*Task to complete:* Without the pictures, extract every line from the start of the material to the line containing "p2012_2013 = [13.6, 13.2, 20.4, 22.4, 17.4]", both ends included.

*Data shown:*
========================

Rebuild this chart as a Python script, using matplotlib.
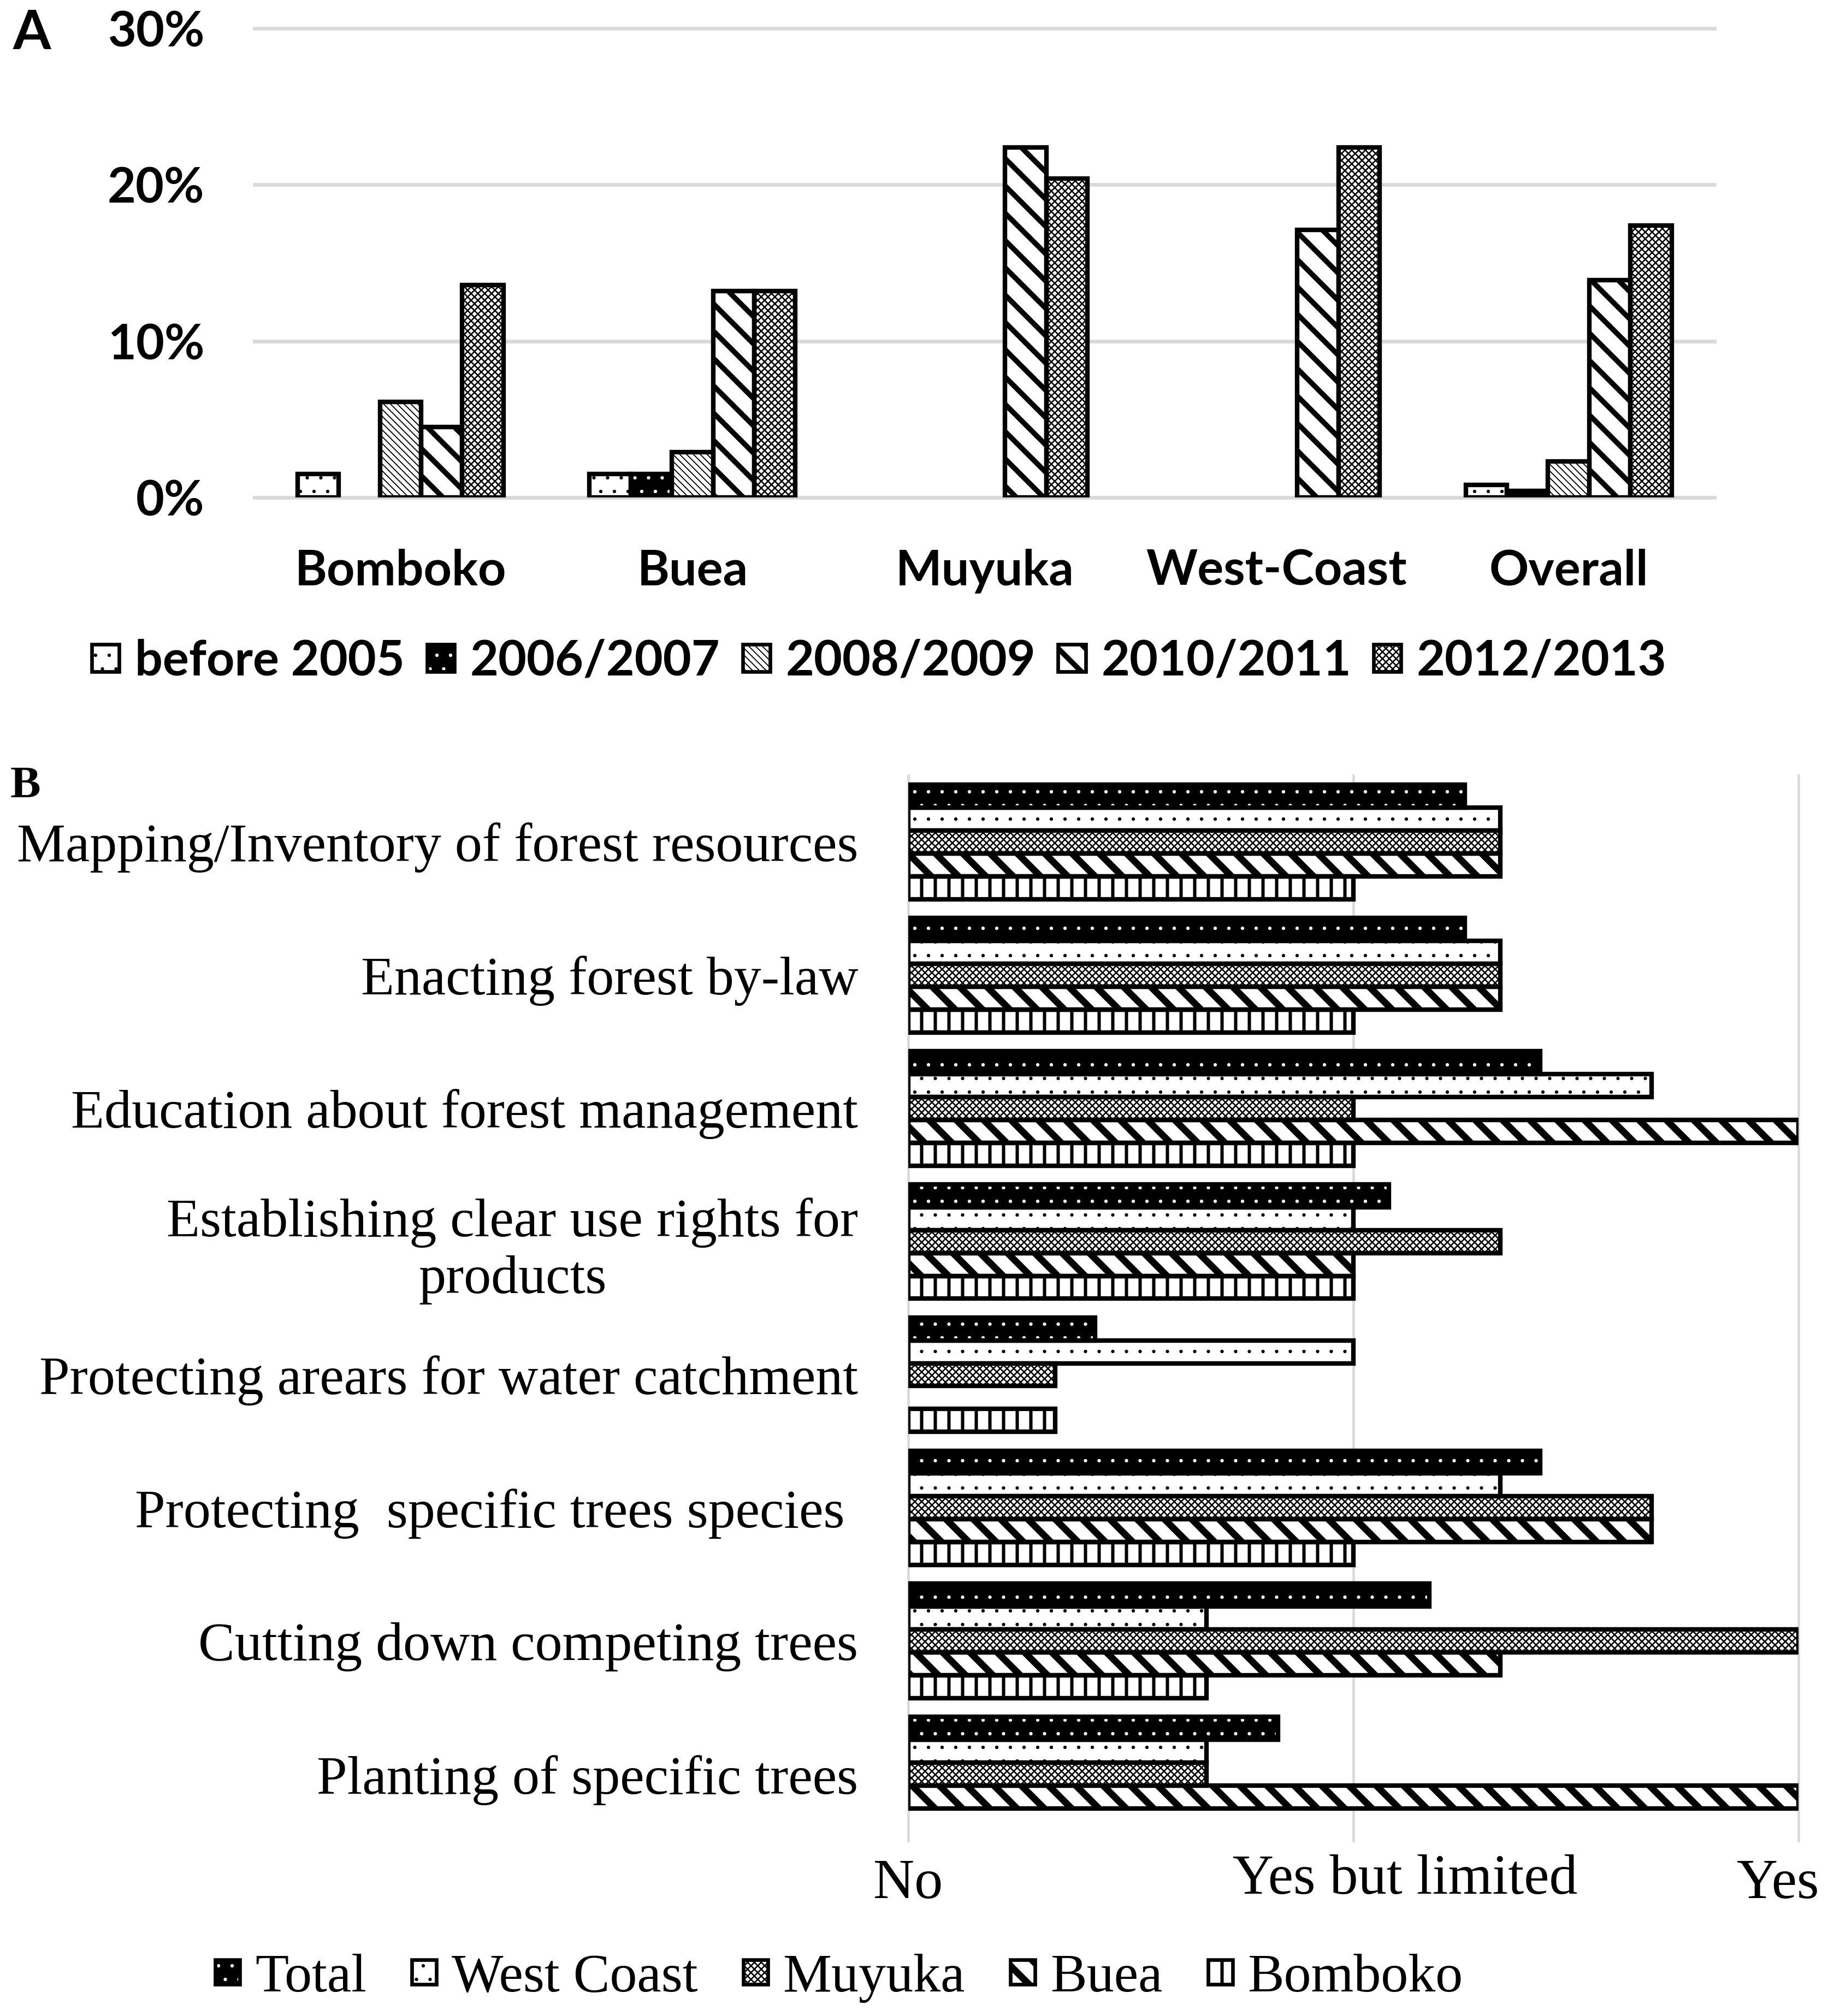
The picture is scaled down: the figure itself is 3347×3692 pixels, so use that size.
import matplotlib
matplotlib.use('Agg')
import matplotlib.pyplot as plt
from matplotlib.patches import Rectangle
from matplotlib.legend_handler import HandlerBase
from matplotlib.ticker import PercentFormatter
import numpy as np

# ---- panel A: year the practice started (% of respondents) ----
sites = ['Bomboko', 'Buea', 'Muyuka', 'West-Coast', 'Overall']
periods = ['before 2005', '2006/2007', '2008/2009', '2010/2011', '2012/2013']
before_2005 = [1.5, 1.5, 0, 0, 0.8]
p2006_2007 = [0, 1.5, 0, 0, 0.4]
p2008_2009 = [6.1, 2.9, 0, 0, 2.3]
p2010_2011 = [4.5, 13.2, 22.4, 17.1, 13.9]
p2012_2013 = [13.6, 13.2, 20.4, 22.4, 17.4]

# ---- panel B: practices (0 = No, 1 = Yes but limited, 2 = Yes) ----
practices = ['Mapping/Inventory of forest resources',
             'Enacting forest by-law',
             'Education about forest management',
             'Establishing clear use rights for\nproducts',
             'Protecting arears for water catchment',
             'Protecting  specific trees species ',
             'Cutting down competing trees',
             'Planting of specific trees']
regions = ['Total', 'West Coast', 'Muyuka', 'Buea', 'Bomboko']
total = [1.25, 1.25, 1.42, 1.08, 0.42, 1.42, 1.17, 0.83]
west_coast = [1.33, 1.33, 1.67, 1.0, 1.0, 1.33, 0.67, 0.67]
muyuka = [1.33, 1.33, 1.0, 1.33, 0.33, 1.67, 2.0, 0.67]
buea = [1.33, 1.33, 2.0, 1.0, 0, 1.67, 1.33, 2.0]
bomboko = [1.0, 1.0, 1.0, 1.0, 0.33, 1.0, 0.67, 0]
scale_labels = ['No', 'Yes but limited', 'Yes']

EDGE_LW = 2.0
GRID = '#d9d9d9'
# (face, hatch colour, hatch, hatch linewidth, hatch used in legend)
dots_white = ('white', 'black', '..', 0.3, '..')
dots_black = ('black', 'white', '..', 0.3, '..')
thin_diag = ('white', 'black', '\\' * 8, 0.45, '\\' * 8)
wide_diag_a = ('white', 'black', '\\\\', 2.3, '\\\\')
wide_diag_b = ('white', 'black', '\\\\', 3.0, '\\\\')
checker = ('white', 'black', 'xxxxxxxx', 0.62, 'xxxxxxxx')
vstripes = ('white', 'black', '||', 1.45, '||')

sans = dict(family='Lato', weight='bold', size=21.5)
serif = dict(family='Liberation Serif', size=24)


def set_hatch_lw(patch, lw):
    # per-patch hatch width; falls back to rcParams at draw time
    if hasattr(patch, 'set_hatch_linewidth'):
        patch.set_hatch_linewidth(lw)
    orig = patch.draw

    def draw(renderer):
        with plt.rc_context({'hatch.linewidth': lw}):
            orig(renderer)
    patch.draw = draw


def draw_bars(ax, pos, vals, size, style, horizontal=False):
    face, hcol, hatch, hlw, _ = style
    fn = ax.barh if horizontal else ax.bar
    with plt.rc_context({'hatch.linewidth': hlw}):
        fill = fn(pos, vals, size, facecolor=face, edgecolor=hcol,
                  hatch=hatch, linewidth=0, zorder=2)
    edge = fn(pos, vals, size, facecolor='none', edgecolor='black',
              linewidth=EDGE_LW, zorder=3)
    for f, e, v in zip(fill, edge, vals):
        set_hatch_lw(f, hlw)
        if v == 0:
            f.set_visible(False)
            e.set_visible(False)


class HatchHandler(HandlerBase):
    """legend square: hatched fill plus black outline"""
    def __init__(self, style):
        super().__init__()
        self.style = style

    def create_artists(self, legend, orig_handle, xdescent, ydescent,
                       width, height, fontsize, trans):
        face, hcol, _, hlw, hatch = self.style
        side = min(width, height)
        x0 = -xdescent + (width - side) / 2
        y0 = -ydescent + (height - side) / 2
        with plt.rc_context({'hatch.linewidth': hlw}):
            fill = Rectangle((x0, y0), side, side, facecolor=face, edgecolor=hcol,
                             hatch=hatch, linewidth=0, transform=trans)
        set_hatch_lw(fill, hlw)
        edge = Rectangle((x0, y0), side, side, facecolor='none', edgecolor='black',
                         linewidth=EDGE_LW * 0.8, transform=trans)
        return [fill, edge]


def make_legend(styles, labels, anchor, prop, **kw):
    handles, hmap = [], {}
    for st in styles:
        proxy = Rectangle((0, 0), 1, 1)
        handles.append(proxy)
        hmap[proxy] = HatchHandler(st)
    return fig.legend(handles, labels, handler_map=hmap, loc='center',
                      bbox_to_anchor=anchor, ncol=len(labels), frameon=False,
                      prop=prop, **kw)


fig = plt.figure(figsize=(3347 / 300, 3692 / 300), dpi=300)

# ================= panel A =================
axA = fig.add_axes([0.1392, 0.7533, 0.7988, 0.2326])
x = np.arange(len(sites))
w = 0.141
stylesA = [dots_white, dots_black, thin_diag, wide_diag_a, checker]
seriesA = [before_2005, p2006_2007, p2008_2009, p2010_2011, p2012_2013]
for k, (vals, st) in enumerate(zip(seriesA, stylesA)):
    draw_bars(axA, x + (k - 2) * w, vals, w, st)

axA.set_xlim(-0.5, len(sites) - 0.5)
axA.set_ylim(0, 30)
axA.set_yticks([0, 10, 20, 30])
axA.yaxis.set_major_formatter(PercentFormatter(xmax=100, decimals=0))
for t in axA.get_yticks():
    axA.axhline(t, color=GRID, lw=1.6, zorder=1, clip_on=False)
axA.set_xticks(x)
axA.set_xticklabels(sites)
axA.tick_params(length=0, labelsize=sans['size'])
axA.tick_params(axis='y', pad=22)
axA.tick_params(axis='x', pad=22.5)
for lbl in axA.get_xticklabels() + axA.get_yticklabels():
    lbl.set_fontfamily(sans['family'])
    lbl.set_fontweight('bold')
for s in axA.spines.values():
    s.set_visible(False)

make_legend(stylesA, periods, (0.481, 0.672), sans,
            handlelength=0.56, handleheight=0.56, handletextpad=0.32,
            columnspacing=0.46)
fig.text(0.007, 0.9756, 'A', fontfamily='Lato', fontweight='bold', fontsize=24,
         va='baseline')

# ================= panel B =================
axB = fig.add_axes([0.4969, 0.0869, 0.4870, 0.5285])
y = np.arange(len(practices))
h = 0.172
stylesB = [dots_black, dots_white, checker, wide_diag_b, vstripes]
seriesB = [total, west_coast, muyuka, buea, bomboko]
for k, (vals, st) in enumerate(zip(seriesB, stylesB)):
    draw_bars(axB, y + (k - 2) * h, vals, h, st, horizontal=True)

axB.set_xlim(0, 2)
axB.set_ylim(len(practices) - 0.5, -0.5)
for t in [0, 1, 2]:
    axB.axvline(t, color=GRID, lw=1.1, zorder=1, clip_on=False)
axB.set_yticks(y)
axB.set_yticklabels(practices, fontfamily=serif['family'], fontsize=serif['size'])
for lbl in axB.get_yticklabels():
    lbl.set_multialignment('center')
axB.set_xticks([0, 1, 2])
axB.set_xticklabels([])
# the scale labels sit a little off their gridlines in the original
for val, lab, dx, dy in zip([0, 1, 2], scale_labels, [0, 22.6, -9], [0, 2, 0]):
    axB.annotate(lab, xy=(val, 0), xycoords=('data', 'axes fraction'),
                 xytext=(dx, -8 + dy), textcoords='offset points',
                 ha='center', va='top', fontfamily=serif['family'], fontsize=25,
                 annotation_clip=False)
axB.tick_params(length=0)
axB.tick_params(axis='y', pad=22)
for s in axB.spines.values():
    s.set_visible(False)

make_legend(stylesB, regions, (0.459, 0.0187), serif,
            handlelength=0.45, handleheight=0.6, handletextpad=0.28,
            columnspacing=0.83)
fig.text(0.0056, 0.6046, 'B', fontfamily='Liberation Serif', fontweight='bold',
         fontsize=20, va='baseline')

fig.savefig('out.png', dpi=300, facecolor='white')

========================

*Problem solution:*
Rebuild this chart as a Python script, using matplotlib.
The picture is scaled down: the figure itself is 3347×3692 pixels, so use that size.
import matplotlib
matplotlib.use('Agg')
import matplotlib.pyplot as plt
from matplotlib.patches import Rectangle
from matplotlib.legend_handler import HandlerBase
from matplotlib.ticker import PercentFormatter
import numpy as np

# ---- panel A: year the practice started (% of respondents) ----
sites = ['Bomboko', 'Buea', 'Muyuka', 'West-Coast', 'Overall']
periods = ['before 2005', '2006/2007', '2008/2009', '2010/2011', '2012/2013']
before_2005 = [1.5, 1.5, 0, 0, 0.8]
p2006_2007 = [0, 1.5, 0, 0, 0.4]
p2008_2009 = [6.1, 2.9, 0, 0, 2.3]
p2010_2011 = [4.5, 13.2, 22.4, 17.1, 13.9]
p2012_2013 = [13.6, 13.2, 20.4, 22.4, 17.4]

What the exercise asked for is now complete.